Even though dental implants were thought to originate around 2500 BC, during the time of the ancient Egyptians, it wasn't until the last few decades that they became popular options for patients dealing with some type of tooth loss or damage requiring some type of replacement. Since modern dental implants are specifically designed to be very similar to natural teeth in appearance, comfort and durability, patients now often choose them over other dental appliances, such as traditional dentures and bridgework. If you are a dental patient who is unsure about your best option for a current tooth replacement or would like to know what future options might soon be available, the recent innovations outlined below may provide your with some very convincing reasons to consider dental implantation.
The Grow-Your-Own Implant
While this option is still in the experimental stages, it offers a real glimpse of the constantly evolving field of dental implants. Using stem cells, which have the ability to multiply and morph into many types of human body cells, researchers believe that human tooth replacements can someday be grown right in the dental patient's mouth. Currently, researchers have already had some success in growing a tooth-like structure by using cells from human gums and special stem cells from mice, called mesenchymal stem cells. The mesenchymal stem cells are combined with the gum cells and then implanted inside the kidneys of adult mice, where they grow into a recognizable tooth structure, complete with visible roots and enamel.
The Mini Implant
The dental implantation process typically results in one or more replacement teeth that patients generally find to be comfortable and easy to care for, but the process does take time for both the procedures involved and several weeks of healing. A recent innovation, however, has developed a mini implant procedure that offers some patients a faster, less-invasive process that can heal more quickly than a standard implant.

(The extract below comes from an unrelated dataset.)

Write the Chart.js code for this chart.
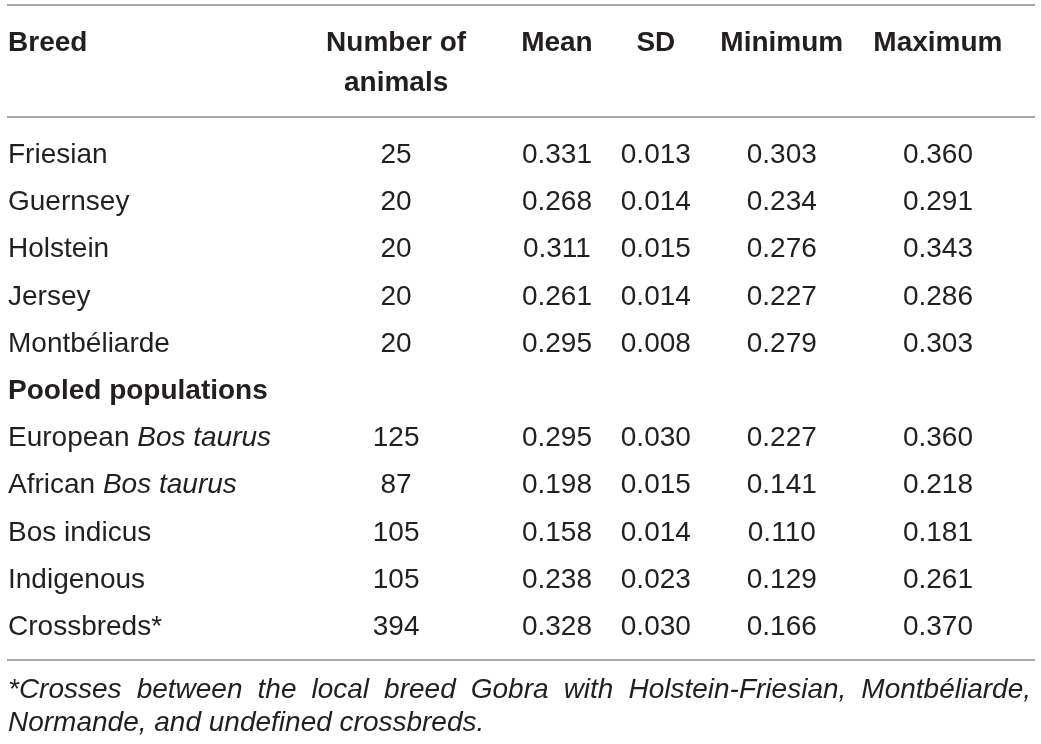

A mini implant can have other benefits, too, such as:
- requiring fewer visits to the dentist for the entire procedure (sometimes as few as two visits)
- a non-surgical installation process for the post that cuts healing time from weeks to hours
- no requirement for bone grafts
- a procedure that can be done with local anesthetic in the office of the dental care provider
- a lower overall cost than traditional dental implants
Because mini implants are not yet widely used, your dental care professional is your best source of additional information about the procedure. If you decide you would like to pursue a mini implant, they can also help you determine if the procedure can be done locally and if your dental insurance provides coverage. If the procedure is not yet being done in your area, they may be able to provide a reference to a reputable dentist who specializes in mini implantation.
The 3D Implant
If you have ever watched a crime show, you likely know that dental records are often used to identify bodies that are so decomposed that they can no longer be visually identified. This is possible because each person has unique oral features, such as:
- the configuration of the teeth in the jawbone, including spacing, any missing teeth and specific tooth size and shape
- specific areas of tooth damage or visible dental repairs that are notable on the dental records
- specific, recognizable dental appliances, such as braces, dentures, etc.
- specific traits and tooth development patterns which can help indicate the sex, age and ethic origins of the body
These features are excellent proof that each person's teeth are unique. Because of this, attempting to use generic implants often creates comfort issues for the patient. With the innovation of three-dimensional printing for dental use, an implant can be printed as a nearly exact replica of the tooth it will replace, helping to eliminate many of the problems previously associated with poorly fitted implants.